At the close of this little volume it seems fitting to recount again a wonderful experience, narrated in The Sunday School Times of December 7, 1918.

I do not remember the time when I did not have in some degree a love for the Lord Jesus Christ as my Saviour. When not quite twelve years of age, at a revival meeting, I publicly accepted and confessed Christ as my Lord and Master.

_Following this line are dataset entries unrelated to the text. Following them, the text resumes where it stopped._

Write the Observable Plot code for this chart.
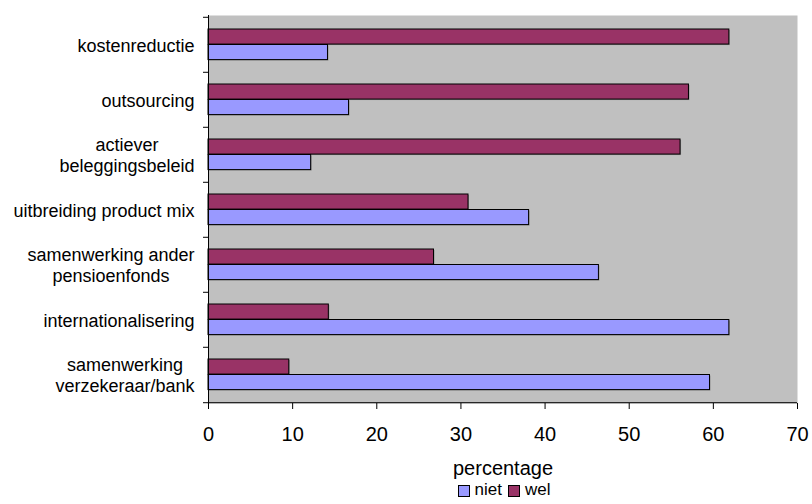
<!DOCTYPE html>
<html>
<head>
<meta charset="utf-8">
<script src="https://cdn.jsdelivr.net/npm/d3@7"></script>
<script src="https://cdn.jsdelivr.net/npm/@observablehq/plot@0.6"></script>
<style>
  body { margin: 0; background: white; font-family: "Liberation Sans", Arial, sans-serif; }
  #legend { display: flex; justify-content: center; align-items: center; padding-left: 196px; width: 616px; height: 20px; margin-top: -4px; font-size: 17px; line-height: 20px; color: black; }
  #legend .item { display: flex; align-items: center; margin: 0 3px; }
  #legend .sw { width: 10px; height: 10px; border: 1px solid black; margin-right: 5px; margin-top: 2px; }
</style>
</head>
<body>
<div id="chart"></div>
<div id="legend"></div>
<script>
// Categories (top to bottom) and the lines of their axis labels
const categories = [
  "kostenreductie",
  "outsourcing",
  "actiever beleggingsbeleid",
  "uitbreiding product mix",
  "samenwerking ander pensioenfonds",
  "internationalisering",
  "samenwerking verzekeraar/bank"
];
const labelLines = [
  ["kostenreductie"],
  ["outsourcing"],
  ["actiever", "beleggingsbeleid"],
  ["uitbreiding product mix"],
  ["samenwerking ander", "pensioenfonds"],
  ["internationalisering"],
  ["samenwerking", "verzekeraar/bank"]
];
// Percentages per series
const wel  = [61.9, 57.1, 56.1, 30.9, 26.8, 14.3, 9.6];
const niet = [14.2, 16.7, 12.2, 38.1, 46.4, 61.9, 59.6];
const xTicks = [0, 10, 20, 30, 40, 50, 60, 70];
const seriesNames = ["niet", "wel"];
const seriesColors = ["#9999FF", "#993366"];

const font = '"Liberation Sans", Arial, sans-serif';
const welRows = categories.map((c, i) => ({category: c, value: wel[i]}));
const nietRows = categories.map((c, i) => ({category: c, value: niet[i]}));

const W = 812, H = 484, mTop = 15, mBottom = 81;
const band = (H - mTop - mBottom) / categories.length;
const barH = 15.5, outer = 12;

// measure label widths so multi-line labels are centred as a right-aligned block
const ctx = document.createElement("canvas").getContext("2d");
ctx.font = `18px ${font}`;
const labelMarks = categories.map((c, i) => {
  const w = Math.max(...labelLines[i].map(s => ctx.measureText(s).width));
  return Plot.text([c], {
    y: d => d,
    text: () => labelLines[i].join("\n"),
    frameAnchor: "left",
    textAnchor: "middle",
    lineAnchor: "middle",
    lineHeight: 1.18,
    dx: -14 - w / 2,
    fontSize: 18,
    fill: "black"
  });
});

const welInset = {insetTop: outer, insetBottom: band - outer - barH};
const nietInset = {insetTop: outer + barH, insetBottom: band - outer - 2 * barH};
const barOpts = {x: "value", y: "category", stroke: "black", strokeWidth: 1};
const shadowOpts = {x: "value", y: "category", dx: 1, dy: 1, fill: "#555", fillOpacity: 0.45};

const chart = Plot.plot({
  width: W,
  height: H,
  marginLeft: 208,
  marginRight: 15,
  marginTop: mTop,
  marginBottom: mBottom,
  style: {fontFamily: font, background: "white", color: "black", overflow: "visible"},
  x: {domain: [0, 70]},
  y: {domain: categories, padding: 0, axis: null},
  marks: [
    Plot.frame({fill: "#C0C0C0", stroke: "none"}),
    // soft drop shadows behind bars
    Plot.barX(welRows, {...shadowOpts, ...welInset}),
    Plot.barX(nietRows, {...shadowOpts, ...nietInset}),
    Plot.barX(welRows, {...barOpts, fill: seriesColors[1], ...welInset}),
    Plot.barX(nietRows, {...barOpts, fill: seriesColors[0], ...nietInset}),
    // category boundary ticks on the left axis
    Plot.ruleY(categories, {y: d => d, dy: -band / 2, x1: 0, x2: 0, insetLeft: -5, stroke: "black"}),
    Plot.ruleY([categories[categories.length - 1]], {y: d => d, dy: band / 2, x1: 0, x2: 0, insetLeft: -5, stroke: "black"}),
    // axis lines
    Plot.ruleX([0], {stroke: "black"}),
    Plot.ruleY([categories[categories.length - 1]], {y: d => d, dy: band / 2, stroke: "black"}),
    Plot.axisX(xTicks, {tickSize: 6, tickPadding: 17, fontSize: 20, label: null, stroke: "black"}),
    ...labelMarks,
    Plot.text(["percentage"], {frameAnchor: "bottom", dy: 65.5, text: d => d, fontSize: 20, lineAnchor: "middle", fill: "black"})
  ]
});
document.getElementById("chart").appendChild(chart);

// legend
const legend = document.getElementById("legend");
seriesNames.forEach((name, i) => {
  const item = document.createElement("div");
  item.className = "item";
  const sw = document.createElement("div");
  sw.className = "sw";
  sw.style.background = seriesColors[i];
  const label = document.createElement("span");
  label.textContent = name;
  item.appendChild(sw);
  item.appendChild(label);
  legend.appendChild(item);
});
</script>
</body>
</html>
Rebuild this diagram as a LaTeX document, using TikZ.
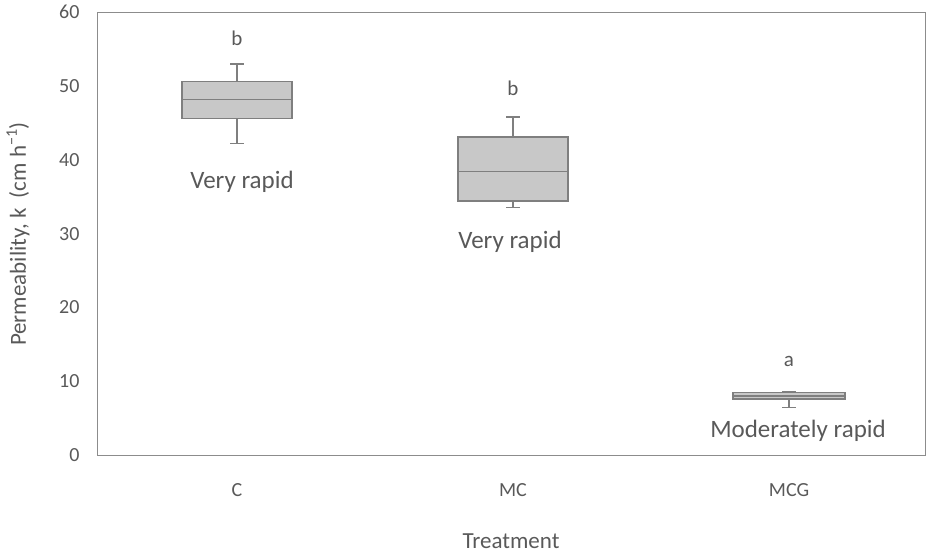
\documentclass[tikz,border=0pt]{standalone}
\usepackage{fontspec}
\setmainfont{Carlito}
\definecolor{txt}{HTML}{595959}
\definecolor{boxf}{HTML}{C8C8C8}
\definecolor{boxd}{HTML}{7F7F7F}
\begin{document}
\begin{tikzpicture}[x=1pt,y=-1pt,
  bx/.style={draw=boxd,fill=boxf,line width=1.3pt},
  wk/.style={draw=boxd,line width=1.3pt},
  lab/.style={text=txt,font=\fontsize{21}{23}\selectfont},
  tick/.style={text=txt,font=\fontsize{20}{22}\selectfont}]
\useasboundingbox (0,0) rectangle (931,553);
\draw[draw=black!45,line width=0.8pt] (97,12) rectangle (925,455);
\foreach \v in {0,10,...,60}{\node[tick,anchor=east] (t\v) at (83,{455-7.38*\v}) {\v};}
\def\bp#1#2#3#4#5#6#7{%
  \draw[wk] (#1,{455-7.38*#3}) -- (#1,{455-7.38*#7}) (#1-7,{455-7.38*#7}) -- (#1+7,{455-7.38*#7});
  \draw[wk] (#1,{455-7.38*#3}) -- (#1,{455-7.38*#4}) (#1-7,{455-7.38*#3}) -- (#1+7,{455-7.38*#3});
  \draw[bx] (#1-#2,{455-7.38*#4}) rectangle (#1+#2,{455-7.38*#6});
  \draw[wk] (#1-#2,{455-7.38*#5}) -- (#1+#2,{455-7.38*#5});}
\bp{237}{55}{42.2}{45.6}{48.2}{50.6}{53}
\bp{513}{55}{33.5}{34.4}{38.4}{43.1}{45.8}
\bp{789}{56}{6.4}{7.6}{8.0}{8.5}{8.6}
\node[lab] (lb1) at (237,38) {b};
\node[lab] (lb2) at (513,88) {b};
\node[lab] (lb3) at (789,361) {a};
\node[lab,font=\fontsize{25}{27}\selectfont] (v1) at (242,182) {Very rapid};
\node[lab,font=\fontsize{25}{27}\selectfont] (v2) at (510,242) {Very rapid};
\node[lab,font=\fontsize{25}{27}\selectfont] (v3) at (798,431) {Moderately rapid};
\node[tick] (xc) at (237,490) {C};
\node[tick] (xmc) at (513,490) {MC};
\node[tick] (xmcg) at (789,490) {MCG};
\node[lab,font=\fontsize{23}{25}\selectfont] (xt) at (511,541) {Treatment};
\node[lab,font=\fontsize{23}{25}\selectfont,rotate=90] (yt) at (18,234) {Permeability, k\ \ (cm h\textsuperscript{−1})};
\end{tikzpicture}
\end{document}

From that time there grew up in my heart a deep yearning to know Christ in a more real way, for He seemed so unreal, so far away and visionary. One night when still quite young I remember going out under the trees in my parents' garden and, looking up into the starlit heavens, I longed with intense longing to feel Christ near me. As I knelt down there on the grass, alone with God, Job's cry became mine, "Oh, that I knew where I might find him!" Could I have borne it had I known then that almost forty years would pass before that yearning would be satisfied?

With the longing to know Christ, literally to "find" Him, came a passionate desire to serve Him. But, oh, what a terrible nature I had! Passionate, proud, self-willed, indeed just full was I of those things that I knew were unlike Christ.

The following years of halfhearted conflict with sinful self must be passed over till about the fifth year of our missionary work in China. I grieve to say that the new life in a foreign land with its trying climate, provoking servants, and altogether irritating conditions, seemed to have developed rather than subdued my natural disposition.

One day (I can never forget it), as I sat inside the house by a paper window at dusk, two Chinese Christian women sat down on the other side. They began talking about me, and (wrongly, no doubt) I listened. One said, "Yes, she is a hard worker, a zealous preacher, and -- yes, she dearly loves us; but, oh, what a temper she has! If she would only live more as she preaches !"

Then followed a full and true delineation of my life and character. So true indeed was it, as to crush out all sense of annoyance and leave me humbled to the dust. I saw then how useless, how worse than useless, was it for me to come to China to preach Christ and not live Christ. But how could I live Christ? I knew some (including my dear husband) who had a peace and a power -- yes, and a something I could not define -- that I had not; and often I longed to know the secret.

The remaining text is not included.